The novelist Charles Stross has described a guided tour he took of the nuclear reactor at Torness, near Edinburgh. His experience was different from ours in some obvious ways—he was shown round by his friend Les, who works at the reactor, and so he got to walk right through the control room, and to “crawl” all over the equipment we were only able to see from a safely-encased distance. But his account of his visit has the same eery ambiance—in all this gigantic complex of extremely large and powerful equipment, he doesn’t seem to have met (or at least, if he did, he didn’t consider it worth his notice) even a single other human being.
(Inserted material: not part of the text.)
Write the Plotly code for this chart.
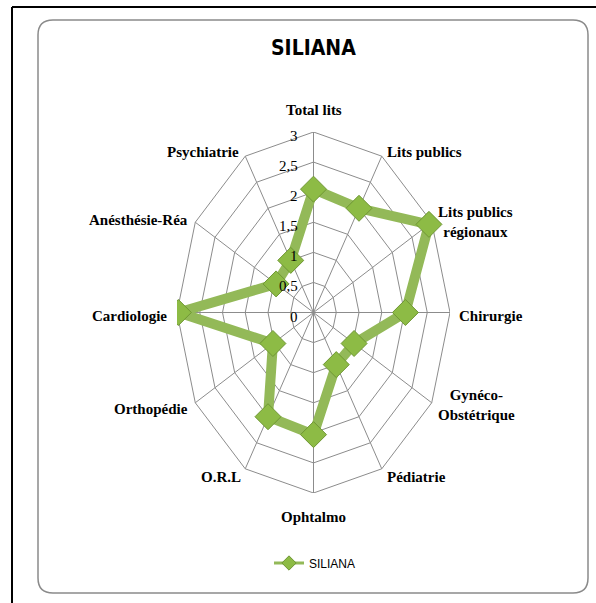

Summing up the impression of power he took away from his walk across the lid of one of the reactors, Stross writes:
I can report that, standing on top of an operational 600 MW nuclear reactor weighing several thousand tons, all you can feel is a slight rumbling vibration like distant traffic felt through a road surface—there’s no indication that metres below your feet, hundreds of tons of gas compressed to conditions more normally associated with the surface of Venus are being blasted through the guts of a radioactive inferno.
All the human labour that goes into operating the two reactors at Hunterston B is as hidden to the visitor as are the chain reactions that constitute their mechanism. An AGR may be an inferno, but the room that houses it differs from Dante’s vision of hell in one very significant way: his was full of people.